The Delta Activity evaluation used a matched comparison group design to estimate the causal effects. The evaluation used survey data to compare the outcomes for households in areas that were exposed to the project’s activities (the treatment group) to outcomes for similar households that were not exposed to these activities (the comparison group). The Podor Activity evaluation used a quantitative pre-post evaluation design, comparing changes in outcomes for households that received newly irrigated land (the treatment group) before and after the intervention. The analysis is supplemented with qualitative data from key informant interviews and focus groups with stakeholders and beneficiary groups.
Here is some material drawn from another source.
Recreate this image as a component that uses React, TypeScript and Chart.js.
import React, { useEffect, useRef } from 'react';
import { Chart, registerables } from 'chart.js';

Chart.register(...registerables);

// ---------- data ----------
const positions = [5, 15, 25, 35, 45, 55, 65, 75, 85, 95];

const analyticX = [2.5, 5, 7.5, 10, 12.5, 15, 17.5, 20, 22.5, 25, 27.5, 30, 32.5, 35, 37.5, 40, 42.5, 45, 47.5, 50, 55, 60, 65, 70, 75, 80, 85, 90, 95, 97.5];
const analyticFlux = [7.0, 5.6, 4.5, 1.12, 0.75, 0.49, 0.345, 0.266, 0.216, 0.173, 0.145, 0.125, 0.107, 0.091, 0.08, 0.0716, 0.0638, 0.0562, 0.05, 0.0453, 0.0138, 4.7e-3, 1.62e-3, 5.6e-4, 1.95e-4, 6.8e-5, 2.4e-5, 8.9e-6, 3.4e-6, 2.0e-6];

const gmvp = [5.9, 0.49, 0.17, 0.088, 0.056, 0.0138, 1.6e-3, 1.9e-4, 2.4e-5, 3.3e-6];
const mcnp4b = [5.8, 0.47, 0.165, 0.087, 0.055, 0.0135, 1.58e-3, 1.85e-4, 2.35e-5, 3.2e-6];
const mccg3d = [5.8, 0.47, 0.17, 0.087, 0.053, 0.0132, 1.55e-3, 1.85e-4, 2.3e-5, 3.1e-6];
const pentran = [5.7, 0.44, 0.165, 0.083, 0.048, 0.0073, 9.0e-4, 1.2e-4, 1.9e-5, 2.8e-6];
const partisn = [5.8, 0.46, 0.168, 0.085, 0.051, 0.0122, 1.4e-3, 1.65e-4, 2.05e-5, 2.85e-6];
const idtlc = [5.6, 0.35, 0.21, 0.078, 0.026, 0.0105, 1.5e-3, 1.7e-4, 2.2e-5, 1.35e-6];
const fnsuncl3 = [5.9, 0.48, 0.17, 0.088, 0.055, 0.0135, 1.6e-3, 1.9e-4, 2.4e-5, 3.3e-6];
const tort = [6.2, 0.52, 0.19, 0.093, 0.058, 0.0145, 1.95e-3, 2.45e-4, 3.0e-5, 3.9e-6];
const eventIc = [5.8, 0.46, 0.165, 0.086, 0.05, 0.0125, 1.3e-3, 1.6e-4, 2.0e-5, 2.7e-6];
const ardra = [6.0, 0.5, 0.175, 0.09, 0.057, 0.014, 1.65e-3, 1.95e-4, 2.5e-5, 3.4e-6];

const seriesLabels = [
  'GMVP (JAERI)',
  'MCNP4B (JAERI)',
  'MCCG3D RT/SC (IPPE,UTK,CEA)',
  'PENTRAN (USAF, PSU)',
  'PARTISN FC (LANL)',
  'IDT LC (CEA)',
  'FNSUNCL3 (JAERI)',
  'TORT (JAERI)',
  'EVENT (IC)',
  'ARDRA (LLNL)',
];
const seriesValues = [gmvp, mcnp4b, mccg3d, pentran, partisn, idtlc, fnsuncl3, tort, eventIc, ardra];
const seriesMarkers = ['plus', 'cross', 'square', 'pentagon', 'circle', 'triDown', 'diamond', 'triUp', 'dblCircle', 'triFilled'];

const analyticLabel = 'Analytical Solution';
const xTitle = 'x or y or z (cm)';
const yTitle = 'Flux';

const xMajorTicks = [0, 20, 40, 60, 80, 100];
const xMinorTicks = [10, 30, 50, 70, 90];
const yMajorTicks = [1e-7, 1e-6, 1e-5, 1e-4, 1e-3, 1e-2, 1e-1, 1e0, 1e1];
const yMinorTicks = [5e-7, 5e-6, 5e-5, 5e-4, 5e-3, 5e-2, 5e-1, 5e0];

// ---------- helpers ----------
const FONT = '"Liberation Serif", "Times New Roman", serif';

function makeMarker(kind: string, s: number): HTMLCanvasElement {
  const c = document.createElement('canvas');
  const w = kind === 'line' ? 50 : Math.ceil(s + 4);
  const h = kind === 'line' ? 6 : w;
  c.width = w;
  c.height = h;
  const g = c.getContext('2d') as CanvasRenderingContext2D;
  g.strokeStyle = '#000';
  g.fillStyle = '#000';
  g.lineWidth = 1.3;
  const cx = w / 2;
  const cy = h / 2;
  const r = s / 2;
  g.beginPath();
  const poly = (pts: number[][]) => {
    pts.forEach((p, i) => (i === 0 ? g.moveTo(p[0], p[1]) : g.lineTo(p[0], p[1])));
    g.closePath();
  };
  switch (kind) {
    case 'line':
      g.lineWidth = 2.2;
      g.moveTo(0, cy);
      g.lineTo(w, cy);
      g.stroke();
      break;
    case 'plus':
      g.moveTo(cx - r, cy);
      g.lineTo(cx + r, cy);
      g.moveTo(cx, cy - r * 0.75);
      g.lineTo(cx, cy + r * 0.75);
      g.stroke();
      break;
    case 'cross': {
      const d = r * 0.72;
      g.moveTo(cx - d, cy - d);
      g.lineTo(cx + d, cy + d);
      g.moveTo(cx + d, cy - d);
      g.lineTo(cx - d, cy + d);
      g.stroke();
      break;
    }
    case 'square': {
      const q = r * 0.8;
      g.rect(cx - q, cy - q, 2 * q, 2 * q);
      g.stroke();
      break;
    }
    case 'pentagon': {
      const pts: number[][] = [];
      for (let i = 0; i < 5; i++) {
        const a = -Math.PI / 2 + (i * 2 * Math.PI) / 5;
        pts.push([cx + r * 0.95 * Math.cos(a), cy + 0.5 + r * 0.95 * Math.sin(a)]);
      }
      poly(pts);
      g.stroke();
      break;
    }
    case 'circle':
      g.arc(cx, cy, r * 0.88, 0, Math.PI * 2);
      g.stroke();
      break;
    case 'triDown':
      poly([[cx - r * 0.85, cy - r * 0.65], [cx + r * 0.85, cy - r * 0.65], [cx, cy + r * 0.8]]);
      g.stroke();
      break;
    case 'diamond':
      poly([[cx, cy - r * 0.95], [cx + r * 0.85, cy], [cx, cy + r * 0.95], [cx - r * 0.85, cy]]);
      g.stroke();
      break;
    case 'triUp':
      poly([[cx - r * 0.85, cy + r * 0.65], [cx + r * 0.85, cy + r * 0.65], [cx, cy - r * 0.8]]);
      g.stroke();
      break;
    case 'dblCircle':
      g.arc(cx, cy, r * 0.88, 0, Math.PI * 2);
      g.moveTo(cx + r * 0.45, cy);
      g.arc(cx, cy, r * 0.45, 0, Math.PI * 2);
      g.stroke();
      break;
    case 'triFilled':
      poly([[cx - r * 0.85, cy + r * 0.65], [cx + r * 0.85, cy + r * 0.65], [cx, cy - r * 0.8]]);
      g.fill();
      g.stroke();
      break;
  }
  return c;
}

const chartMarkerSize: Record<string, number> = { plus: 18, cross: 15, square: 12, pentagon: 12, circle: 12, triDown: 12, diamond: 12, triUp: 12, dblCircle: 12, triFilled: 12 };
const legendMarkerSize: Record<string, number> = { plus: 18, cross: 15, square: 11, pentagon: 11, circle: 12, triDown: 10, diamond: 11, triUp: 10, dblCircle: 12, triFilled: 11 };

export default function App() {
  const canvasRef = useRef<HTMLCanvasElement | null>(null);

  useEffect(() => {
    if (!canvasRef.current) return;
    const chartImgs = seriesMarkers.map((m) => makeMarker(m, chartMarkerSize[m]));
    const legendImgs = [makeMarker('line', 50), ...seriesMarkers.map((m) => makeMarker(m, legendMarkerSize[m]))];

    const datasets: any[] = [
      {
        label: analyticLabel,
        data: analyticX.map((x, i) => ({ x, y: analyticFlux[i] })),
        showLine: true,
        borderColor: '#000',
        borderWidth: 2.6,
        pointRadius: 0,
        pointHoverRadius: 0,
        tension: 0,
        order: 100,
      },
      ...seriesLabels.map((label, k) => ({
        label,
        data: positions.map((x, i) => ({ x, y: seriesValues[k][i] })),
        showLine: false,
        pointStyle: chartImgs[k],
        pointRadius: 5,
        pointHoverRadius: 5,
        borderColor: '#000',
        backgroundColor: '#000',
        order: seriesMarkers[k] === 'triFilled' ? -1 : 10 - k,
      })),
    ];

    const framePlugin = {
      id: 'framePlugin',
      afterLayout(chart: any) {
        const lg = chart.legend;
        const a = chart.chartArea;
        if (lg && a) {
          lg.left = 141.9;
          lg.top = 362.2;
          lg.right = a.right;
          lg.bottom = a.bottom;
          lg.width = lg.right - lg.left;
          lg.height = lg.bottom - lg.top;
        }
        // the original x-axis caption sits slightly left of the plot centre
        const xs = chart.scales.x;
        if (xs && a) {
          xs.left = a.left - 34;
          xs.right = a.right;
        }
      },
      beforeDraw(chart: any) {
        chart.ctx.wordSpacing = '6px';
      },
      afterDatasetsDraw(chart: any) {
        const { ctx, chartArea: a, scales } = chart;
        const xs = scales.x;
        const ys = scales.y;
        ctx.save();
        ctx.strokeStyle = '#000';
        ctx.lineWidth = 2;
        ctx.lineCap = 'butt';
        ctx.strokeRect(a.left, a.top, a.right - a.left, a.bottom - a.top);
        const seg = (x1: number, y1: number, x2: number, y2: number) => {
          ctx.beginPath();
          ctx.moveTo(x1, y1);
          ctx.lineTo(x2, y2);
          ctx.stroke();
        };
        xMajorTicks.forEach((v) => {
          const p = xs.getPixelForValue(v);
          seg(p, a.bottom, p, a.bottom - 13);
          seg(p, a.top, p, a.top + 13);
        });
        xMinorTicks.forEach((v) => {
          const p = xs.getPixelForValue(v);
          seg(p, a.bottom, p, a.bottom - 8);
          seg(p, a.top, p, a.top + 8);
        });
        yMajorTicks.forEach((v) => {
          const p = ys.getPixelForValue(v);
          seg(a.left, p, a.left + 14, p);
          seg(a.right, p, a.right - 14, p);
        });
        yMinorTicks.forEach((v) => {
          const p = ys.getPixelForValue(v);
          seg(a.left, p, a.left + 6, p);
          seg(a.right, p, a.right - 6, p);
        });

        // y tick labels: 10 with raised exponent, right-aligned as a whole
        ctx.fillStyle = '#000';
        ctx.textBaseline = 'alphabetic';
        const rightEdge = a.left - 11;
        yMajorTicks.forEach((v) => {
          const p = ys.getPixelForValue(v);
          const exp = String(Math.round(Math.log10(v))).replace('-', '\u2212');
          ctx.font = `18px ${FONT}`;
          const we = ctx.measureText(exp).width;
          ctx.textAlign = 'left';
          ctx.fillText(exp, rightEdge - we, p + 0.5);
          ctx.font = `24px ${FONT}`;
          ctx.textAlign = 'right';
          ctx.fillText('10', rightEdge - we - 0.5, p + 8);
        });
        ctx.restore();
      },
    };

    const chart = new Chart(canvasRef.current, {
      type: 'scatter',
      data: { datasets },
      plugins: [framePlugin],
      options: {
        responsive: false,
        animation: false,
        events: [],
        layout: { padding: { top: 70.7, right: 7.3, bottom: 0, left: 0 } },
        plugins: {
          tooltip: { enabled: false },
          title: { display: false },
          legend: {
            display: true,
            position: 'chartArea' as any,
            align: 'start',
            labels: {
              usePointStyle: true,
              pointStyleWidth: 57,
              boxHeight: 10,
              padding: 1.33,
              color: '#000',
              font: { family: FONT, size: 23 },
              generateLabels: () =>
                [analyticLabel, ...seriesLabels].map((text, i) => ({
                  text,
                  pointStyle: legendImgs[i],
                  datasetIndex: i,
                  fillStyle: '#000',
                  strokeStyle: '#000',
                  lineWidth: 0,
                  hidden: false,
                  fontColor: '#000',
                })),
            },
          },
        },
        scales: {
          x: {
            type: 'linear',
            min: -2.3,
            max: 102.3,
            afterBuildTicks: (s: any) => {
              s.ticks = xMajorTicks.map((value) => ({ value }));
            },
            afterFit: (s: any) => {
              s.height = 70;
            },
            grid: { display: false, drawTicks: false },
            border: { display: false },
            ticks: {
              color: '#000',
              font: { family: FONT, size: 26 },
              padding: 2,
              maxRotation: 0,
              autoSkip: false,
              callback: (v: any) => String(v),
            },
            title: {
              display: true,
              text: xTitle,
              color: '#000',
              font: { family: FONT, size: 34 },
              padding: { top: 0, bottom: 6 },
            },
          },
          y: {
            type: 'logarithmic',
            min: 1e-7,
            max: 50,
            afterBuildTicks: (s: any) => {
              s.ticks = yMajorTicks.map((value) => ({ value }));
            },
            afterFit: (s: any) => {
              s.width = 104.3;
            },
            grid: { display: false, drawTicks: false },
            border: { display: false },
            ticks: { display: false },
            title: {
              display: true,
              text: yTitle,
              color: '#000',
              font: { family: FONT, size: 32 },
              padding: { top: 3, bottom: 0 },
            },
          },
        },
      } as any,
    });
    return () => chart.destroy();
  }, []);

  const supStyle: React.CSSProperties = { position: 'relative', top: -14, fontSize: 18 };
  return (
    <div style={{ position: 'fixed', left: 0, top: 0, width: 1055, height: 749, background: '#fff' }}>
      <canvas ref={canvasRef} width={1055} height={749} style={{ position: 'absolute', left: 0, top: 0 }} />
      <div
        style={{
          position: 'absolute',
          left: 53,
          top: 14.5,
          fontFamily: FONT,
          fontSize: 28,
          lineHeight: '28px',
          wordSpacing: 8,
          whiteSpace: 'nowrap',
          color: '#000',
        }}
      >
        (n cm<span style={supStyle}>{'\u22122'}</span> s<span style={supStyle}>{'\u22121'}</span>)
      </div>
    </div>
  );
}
At the interim stage, the exposure period was roughly two years for the Delta Activity and related land interventions (LTSA) and three years for the Podor Activity and related land interventions (LTSA).

Data were collected during the baseline survey from 2012-2013 and during follow-up from 2017-2018, more than a year after the compact ended.

  • 2,716 households were surveyed in all three agricultural seasons of the baseline year in the Delta and Podor areas; of these households, 2,540 were surveyed again in each season of the follow-up year.
  • 16 focus groups (each with 6 to 12 participants) were conducted with members of farmers’ groups and women’s groups and more than 45 key informant interviews including with community members, leaders of water users associations, staff at agencies responsible for working with farmers, and commune-level land managers and land committee members.
  • Administrative data were collected including infrastructure maintenance plans, data on land conflicts and land transaction volume, and land tenure files.

Next Steps

For the final evaluation, Mathematica will revisit the project’s medium- and long-term outcomes to observe changes at four-plus years post-compact and will calculate the project’s Economic Rate of Return.